Latest program in Health and Health Care Innovation multi-year series to focus on taking patient safety to "the next level"

Image by rawpixel from Pixabay

Health care leaders from across the world will convene in Salzburg to help design global principles for measuring patient safety.

Around 50 participants will take part in the Salzburg Global Seminar program, Moving Measurement into Action: Designing Global Principles for Measuring Patient Safety, which begins on Thursday, September 5.

The program is held in partnership with the Institute for Healthcare Improvement (IHI) and is part of Salzburg Global’s Health and Health Care Innovation multi-year series. Additional support comes from the Gordon and Betty Moore Foundation and the Mexican Business Council Fellowship Program.

Researchers, design thinkers, patients, providers, and experts in measurement and patient-safety will develop an actionable, cross-continuum framework for safety measurement.

The discussions take place at Schloss Leopoldskron—the historic home of Salzburg Global—and the program includes presentations, panel discussions, and participant-led group work.

The program’s co-chairs are Tejal Gandhi, chief clinical and safety officer of IHI and president of IHI Lucian Leape Institute; Helen Haskell, co-chair of the World Health Organization’s Patients for Patient Safety Advisory Group, and president of Mothers Against Medical Error and Consumers Advancing Patient Safety; and Niek Klazinga, the strategic lead of the Health Care Quality and Outcomes Programme at the OECD.

Participants, who will become Salzburg Global Fellows upon completion of the program, will seek to create:

  • A consensus paper outlining recommendations for a framework focused on improving measurement of safety and harm for learning, improvement, and accountability;
  • Principles for evaluating the actionability and effectiveness of existing measures and the development of new measures for system safety;
  • Recommendations for implementing the framework and selecting valuable measures for health care providers and systems; and
  • An ongoing collaboration among participants and their institutions, including policymakers, to implement the recommendations and improve tools and guidelines for measurement.

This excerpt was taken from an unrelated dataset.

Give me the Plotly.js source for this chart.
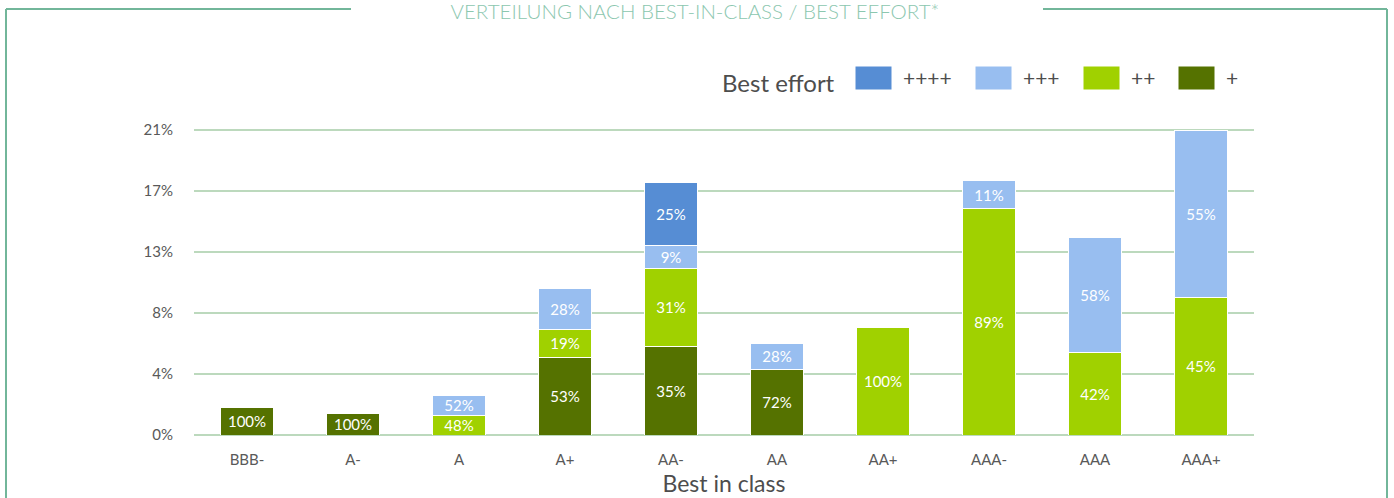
<!DOCTYPE html>
<html>
<head>
<meta charset="utf-8">
<script src="https://cdn.plot.ly/plotly-3.0.1.min.js"></script>
<style>
  html, body { margin: 0; padding: 0; background: #ffffff; }
  #chart { width: 1394px; height: 498px; }
</style>
</head>
<body>
<div id="chart"></div>
<script>
// Best-in-class rating buckets
const categories = ['BBB-', 'A-', 'A', 'A+', 'AA-', 'AA', 'AA+', 'AAA-', 'AAA', 'AAA+'];

// total bar height (share of portfolio, %)
const totals = [1.9, 1.45, 2.75, 10.1, 17.4, 6.3, 7.4, 17.5, 13.6, 21.0];

// best effort split inside each bar (% of the bar)
const sharePlus1 = [100, 100, null, 53, 35, 72, null, null, null, null];
const sharePlus2 = [null, null, 48, 19, 31, null, 100, 89, 42, 45];
const sharePlus3 = [null, null, 52, 28, 9, 28, null, 11, 58, 55];
const sharePlus4 = [null, null, null, null, 25, null, null, null, null, null];

const yTickVals = [0, 4.2, 8.4, 12.6, 16.8, 21];
const yTickText = ['0%', '4%', '8%', '13%', '17%', '21%'];

const seriesNames = ['+', '++', '+++', '++++'];
const seriesColors = ['#557200', '#a0d100', '#98bef0', '#568dd4'];
const seriesShares = [sharePlus1, sharePlus2, sharePlus3, sharePlus4];

const FONT = 'Lato, "Open Sans", sans-serif';
const frameColor = '#72b69a';

// plot area in pixels (used for the decorative frame + legend)
const L = 194, R = 1254, T = 129, B = 435;
const px = x => (x - L) / (R - L);
const py = y => (B - y) / (B - T);

const traces = seriesShares.map((shares, k) => ({
    type: 'bar',
    name: seriesNames[k],
    x: categories,
    y: shares.map((s, i) => s == null ? null : totals[i] * s / 100),
    text: shares.map(s => s == null ? '' : s + '%'),
    textposition: 'inside',
    insidetextanchor: 'middle',
    textangle: 0,
    constraintext: 'none',
    insidetextfont: { family: FONT, size: 15, color: '#ffffff' },
    marker: { color: seriesColors[k], line: { color: '#ffffff', width: 1 } },
    hoverinfo: 'skip',
    showlegend: false
}));

// frame around the chart, broken by the title
const shapes = [
    { x0: 6, y0: 9, x1: 351, y1: 9 },
    { x0: 1043, y0: 9, x1: 1387, y1: 9 },
    { x0: 6, y0: 9, x1: 6, y1: 520 },
    { x0: 1387, y0: 9, x1: 1387, y1: 520 }
].map(s => ({
    type: 'line', xref: 'paper', yref: 'paper',
    x0: px(s.x0), x1: px(s.x1), y0: py(s.y0), y1: py(s.y1),
    line: { color: frameColor, width: 2 }
}));

// custom legend (wide swatches)
const legendOrder = [3, 2, 1, 0];
const swatchX = [855, 975, 1083, 1178];
const annotations = [{
    xref: 'paper', yref: 'paper', x: px(837), y: py(82),
    xanchor: 'right', yanchor: 'middle', showarrow: false,
    text: 'Best effort', font: { family: FONT, size: 24, color: '#4d4d4d' }
}];
legendOrder.forEach((k, j) => {
    shapes.push({
        type: 'rect', xref: 'paper', yref: 'paper',
        x0: px(swatchX[j]), x1: px(swatchX[j] + 37), y0: py(90), y1: py(66),
        fillcolor: seriesColors[k], line: { color: '#ffffff', width: 1 }
    });
    annotations.push({
        xref: 'paper', yref: 'paper', x: px(swatchX[j] + 46), y: py(78),
        xanchor: 'left', yanchor: 'middle', showarrow: false,
        text: seriesNames[k], font: { family: FONT, size: 21, color: '#4d4d4d' }
    });
});

const layout = {
    barmode: 'stack',
    bargap: 0.5,
    width: 1394,
    height: 498,
    margin: { l: L, r: 1394 - R, t: T, b: 498 - B },
    paper_bgcolor: '#ffffff',
    plot_bgcolor: '#ffffff',
    font: { family: FONT, color: '#595959' },
    title: {
        text: 'VERTEILUNG NACH BEST-IN-CLASS / BEST EFFORT*',
        x: 0.4985, xanchor: 'center',
        yref: 'container', y: 1 - 12 / 498, yanchor: 'middle',
        font: { family: '"Lato Light", ' + FONT, size: 20.5, weight: 300, color: '#8cc7af' }
    },
    xaxis: {
        type: 'category',
        showgrid: false,
        showline: false,
        ticks: '',
        ticklabelstandoff: 14,
        tickfont: { family: FONT, size: 15, color: '#595959' },
        title: { text: 'Best in class', standoff: 8, font: { family: FONT, size: 23, color: '#4d4d4d' } }
    },
    yaxis: {
        range: [0, 21.07],
        tickvals: yTickVals,
        ticktext: yTickText,
        showgrid: true,
        gridcolor: '#bcd9bd',
        gridwidth: 2.5,
        zeroline: true,
        zerolinecolor: '#bcd9bd',
        zerolinewidth: 2.5,
        showline: false,
        ticks: '',
        ticklabelstandoff: 20,
        tickfont: { family: FONT, size: 15, color: '#595959' }
    },
    shapes: shapes,
    annotations: annotations
};

Plotly.newPlot('chart', traces, layout, { displayModeBar: false, staticPlot: true });
</script>
</body>
</html>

John Lotherington, the program director at Salzburg Global responsible for the Health and Health Care Innovation multi-year series, said, "In 2001, there was an agenda setting Salzburg program on Patient Safety and Medical Error, in partnership with the Institute for Healthcare Improvement (IHI). This helped to establish patient safety as a vital healthcare discipline in its own right. We are delighted that the IHI and the Lucian Leape Institute are returning to Salzburg Global this month as partners in exploring how to take patient safety to the next level, establishing the key principles for evaluating it and acting upon what we know. This is set to have a much needed impact on many patients’ lives, and through them their families and communities."


The Salzburg Global Seminar program, Moving Measurement into Action: Designing Global Principles for Measuring Patient Safety, is part of the Health and Health Care Innovation multi-year series. The program is being held in partnership with the Institute for Healthcare Improvement. This program has been supported by the Gordon and Betty Moore Foundation.